Take the dish that included V.A. ham. “I remember saying, `Hey, Tony, when did the Veterans Administration start making ham?’ ” Hammond jokes. “Tony has a good sense of humor, and overall he really does a good job of putting his ideas on paper.”
Second, the dish descriptions have become far more complicated and more global. Every spot in town now has navarins, gnudi or panna cotta, which lend themselves to creative spellings.
Finally, restaurants change their menus more often to bring in what’s local and seasonal, increasing the chance of introducing errors.
Rapp isn’t optimistic that spelling will improve; a shame, he says, because errors can hurt a restaurant’s credibility. Indeed, he says, the only way forward is for diners to point them out.
That’s not such an easy sell, even for Lynne Truss, author of “Eats, Shoots & Leaves: The Zero Tolerance Approach to Punctuation,” a book that only half-jokingly suggests that language lovers put a stop to apostrophe abuse by carrying with them “correction fluid, big pens, stickers cut in a variety of sizes, both plain (for sticking over unwanted apostrophes) and coloured (for inserting where apostrophes are needed).”

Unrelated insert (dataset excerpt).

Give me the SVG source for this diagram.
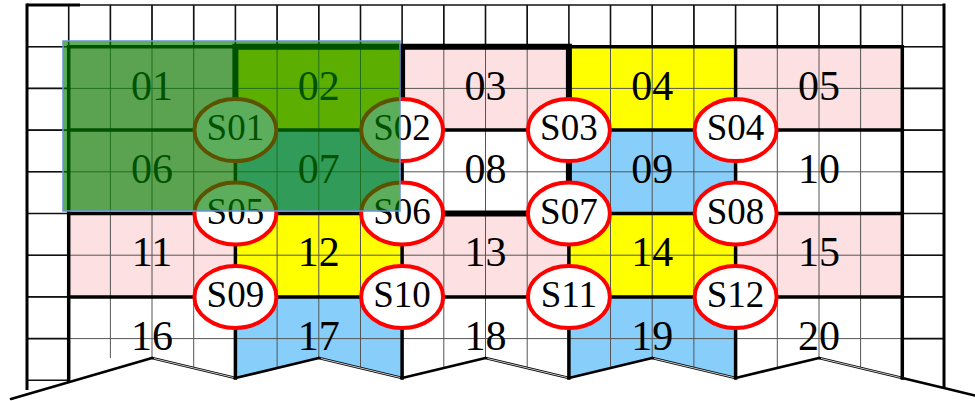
<svg xmlns="http://www.w3.org/2000/svg" width="975" height="401" viewBox="0 0 975 401">
<style>
.pink{fill:#fde0e1}
.yel{fill:#ffff00}
.blue{fill:#87cefa}
.wht{fill:#ffffff}
.grid{stroke:#555;stroke-width:1;fill:none}
.mgrid{stroke:#111;stroke-width:1.6;fill:none}
.wall{stroke:#000;stroke-width:3.5;fill:none;stroke-linecap:square}
.heavy{stroke:#000;stroke-width:6;fill:none;stroke-linecap:square}
.outer{stroke:#000;stroke-width:3;fill:none}
.roof{stroke:#000;stroke-width:2.6;fill:none;stroke-linecap:round}
.roof2{stroke:#fff;stroke-width:0.8;fill:none}
.rl{font-family:"Liberation Serif","Times New Roman",serif;font-size:42px;fill:#000;text-anchor:middle}
.sens ellipse{fill:#fff;stroke:#ff0000;stroke-width:4}
.sl{font-family:"Liberation Serif","Times New Roman",serif;font-size:37px;fill:#000;text-anchor:middle}
</style>
<rect x="0" y="0" width="975" height="401" fill="#fff"/>

<!-- room fills -->
<g id="room-fills">
<rect class="pink" x="68.7" y="46.7" width="166.7" height="83.4"/>
<rect class="yel" x="235.4" y="46.7" width="166.7" height="83.4"/>
<rect class="pink" x="402.1" y="46.7" width="166.8" height="83.4"/>
<rect class="yel" x="568.9" y="46.7" width="166.7" height="83.4"/>
<rect class="pink" x="735.6" y="46.7" width="166.7" height="83.4"/>
<rect class="pink" x="68.7" y="130.1" width="166.7" height="83.4"/>
<rect class="blue" x="235.4" y="130.1" width="166.7" height="83.4"/>
<rect class="blue" x="568.9" y="130.1" width="166.7" height="83.4"/>
<rect class="pink" x="68.7" y="213.5" width="166.7" height="83.4"/>
<rect class="yel" x="235.4" y="213.5" width="166.7" height="83.4"/>
<rect class="pink" x="402.1" y="213.5" width="166.8" height="83.4"/>
<rect class="yel" x="568.9" y="213.5" width="166.7" height="83.4"/>
<rect class="pink" x="735.6" y="213.5" width="166.7" height="83.4"/>
<polygon class="blue" points="235.4,296.9 402.1,296.9 402.1,378 318.8,358 235.4,378"/>
<polygon class="blue" points="568.9,296.9 735.6,296.9 735.6,378 652.2,358 568.9,378"/>
</g>

<!-- inner grid -->
<g id="grid">
<path class="grid" d="M27,46.7H944M27,88.4H944M27,130.1H944M27,171.8H944M27,213.5H944M27,255.2H944M27,296.9H944M27,338.6H944"/>
<path class="grid" d="M110.4,5V358M152,5V358M193.7,5V368M277.1,5V368M318.8,5V358M360.5,5V368M443.8,5V368M485.5,5V358M527.2,5V368M610.5,5V368M652.2,5V358M693.9,5V368M777.3,5V368M819,5V358M860.6,5V368"/>
<!-- margin grid -->
<path class="mgrid" d="M27,5H944"/>
<path class="mgrid" d="M68.7,5V46.7M110.4,5V46.7M152,5V46.7M193.7,5V46.7M235.4,5V46.7M277.1,5V46.7M318.8,5V46.7M360.5,5V46.7M402.1,5V46.7M443.8,5V46.7M485.5,5V46.7M527.2,5V46.7M568.9,5V46.7M610.5,5V46.7M652.2,5V46.7M693.9,5V46.7M735.6,5V46.7M777.3,5V46.7M819,5V46.7M860.6,5V46.7M902.3,5V46.7"/>
<path class="mgrid" d="M27,46.7H68.7M27,88.4H68.7M27,130.1H68.7M27,171.8H68.7M27,213.5H68.7M27,255.2H68.7M27,296.9H68.7M27,338.6H68.7M27,380.3H68.7"/>
<path class="mgrid" d="M902.3,46.7H944M902.3,88.4H944M902.3,130.1H944M902.3,171.8H944M902.3,213.5H944M902.3,255.2H944M902.3,296.9H944M902.3,338.6H944"/>
</g>

<!-- walls and outline -->
<g id="walls">
<path class="outer" d="M27,3.5V390M944,3.5V388"/>
<path class="outer" d="M27,5H80" stroke-width="4"/>
<path class="wall" d="M68.7,46.7H902.3M68.7,46.7V380.3M902.3,46.7V378"/>
<path class="wall" d="M68.7,130.1H902.3M68.7,213.5H902.3M68.7,296.9H902.3"/>
<path class="wall" d="M235.4,46.7V378M402.1,46.7V378M568.9,46.7V378M735.6,46.7V378"/>
<path class="heavy" d="M235.4,46.7H568.9M235.4,46.7V130.1M402.1,46.7V130.1M568.9,46.7V213.5M402.1,213.5H568.9"/>
</g>

<!-- roof zigzag -->
<g id="connectors">
<path class="roof" d="M11,399L152,358M235.4,378L318.8,358M402.1,378L485.5,358M568.9,378L652.2,358M735.6,378L819,358M902.3,378L944,388L975,395.5"/>
<path class="roof" d="M152,358L235.4,378M318.8,358L402.1,378M485.5,358L568.9,378M652.2,358L735.6,378M819,358L902.3,378" stroke-width="3"/>
<path class="roof2" d="M154,358.5L233.4,377.5M320.8,358.5L400.1,377.5M487.5,358.5L566.9,377.5M654.2,358.5L733.6,377.5M821,358.5L900.3,377.5"/>
</g>

<!-- room labels -->
<g id="room01"><text class="rl" x="152" y="99.5">01</text></g>
<g id="room02"><text class="rl" x="318.8" y="99.5">02</text></g>
<g id="room03"><text class="rl" x="485.5" y="99.5">03</text></g>
<g id="room04"><text class="rl" x="652.2" y="99.5">04</text></g>
<g id="room05"><text class="rl" x="819" y="99.5">05</text></g>
<g id="room06"><text class="rl" x="152" y="183">06</text></g>
<g id="room07"><text class="rl" x="318.8" y="183">07</text></g>
<g id="room08"><text class="rl" x="485.5" y="183">08</text></g>
<g id="room09"><text class="rl" x="652.2" y="183">09</text></g>
<g id="room10"><text class="rl" x="819" y="183">10</text></g>
<g id="room11"><text class="rl" x="152" y="266.3">11</text></g>
<g id="room12"><text class="rl" x="318.8" y="266.3">12</text></g>
<g id="room13"><text class="rl" x="485.5" y="266.3">13</text></g>
<g id="room14"><text class="rl" x="652.2" y="266.3">14</text></g>
<g id="room15"><text class="rl" x="819" y="266.3">15</text></g>
<g id="room16"><text class="rl" x="152" y="349.6">16</text></g>
<g id="room17"><text class="rl" x="318.8" y="349.6">17</text></g>
<g id="room18"><text class="rl" x="485.5" y="349.6">18</text></g>
<g id="room19"><text class="rl" x="652.2" y="349.6">19</text></g>
<g id="room20"><text class="rl" x="819" y="349.6">20</text></g>

<!-- sensors -->
<g id="S01" class="sens"><ellipse cx="235.4" cy="130.1" rx="41" ry="31"/><text class="sl" x="235.4" y="140.3">S01</text></g>
<g id="S02" class="sens"><ellipse cx="402.1" cy="130.1" rx="41" ry="31"/><text class="sl" x="402.1" y="140.3">S02</text></g>
<g id="S03" class="sens"><ellipse cx="568.9" cy="130.1" rx="41" ry="31"/><text class="sl" x="568.9" y="140.3">S03</text></g>
<g id="S04" class="sens"><ellipse cx="735.6" cy="130.1" rx="41" ry="31"/><text class="sl" x="735.6" y="140.3">S04</text></g>
<g id="S05" class="sens"><ellipse cx="235.4" cy="213.5" rx="41" ry="31"/><text class="sl" x="235.4" y="223.7">S05</text></g>
<g id="S06" class="sens"><ellipse cx="402.1" cy="213.5" rx="41" ry="31"/><text class="sl" x="402.1" y="223.7">S06</text></g>
<g id="S07" class="sens"><ellipse cx="568.9" cy="213.5" rx="41" ry="31"/><text class="sl" x="568.9" y="223.7">S07</text></g>
<g id="S08" class="sens"><ellipse cx="735.6" cy="213.5" rx="41" ry="31"/><text class="sl" x="735.6" y="223.7">S08</text></g>
<g id="S09" class="sens"><ellipse cx="235.4" cy="296.9" rx="41" ry="31"/><text class="sl" x="235.4" y="307.1">S09</text></g>
<g id="S10" class="sens"><ellipse cx="402.1" cy="296.9" rx="41" ry="31"/><text class="sl" x="402.1" y="307.1">S10</text></g>
<g id="S11" class="sens"><ellipse cx="568.9" cy="296.9" rx="41" ry="31"/><text class="sl" x="568.9" y="307.1">S11</text></g>
<g id="S12" class="sens"><ellipse cx="735.6" cy="296.9" rx="41" ry="31"/><text class="sl" x="735.6" y="307.1">S12</text></g>

<!-- translucent green selection overlay -->
<g id="overlay">
<rect x="63" y="41" width="337" height="170" fill="#008000" fill-opacity="0.64" stroke="#6a93d4" stroke-width="1.5"/>
</g>
</svg>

“I’ll see a typo and I die inside, but I’ll never point it out,” Truss said in a telephone interview from London. “I feel embarrassed that it matters so much and lost about what to do.”
Jeff Deck lacked that British restraint on his 2 1/2-month journey around the country. As founder of the Typo Eradication Advancement League, the 28-year-old Bostonian tried to stamp out as many mistakes as he could find by pointing them out or offering to fix them himself.
Deck and his rotating cast of travel companions didn’t limit themselves to restaurants, but they did find a number of foodie offenders: “Bread puding” was a special at the Silver Diner in Rockville, Md., when he passed through. Pointing them out, though, was consistently painful. “Awkward was our trade,” Deck says.
Which is why there’s a real need for Correct-a-girl: always discreet, always anonymous, confident instead of awkward. In other words, nothing like me. But that’s what alter egos are for.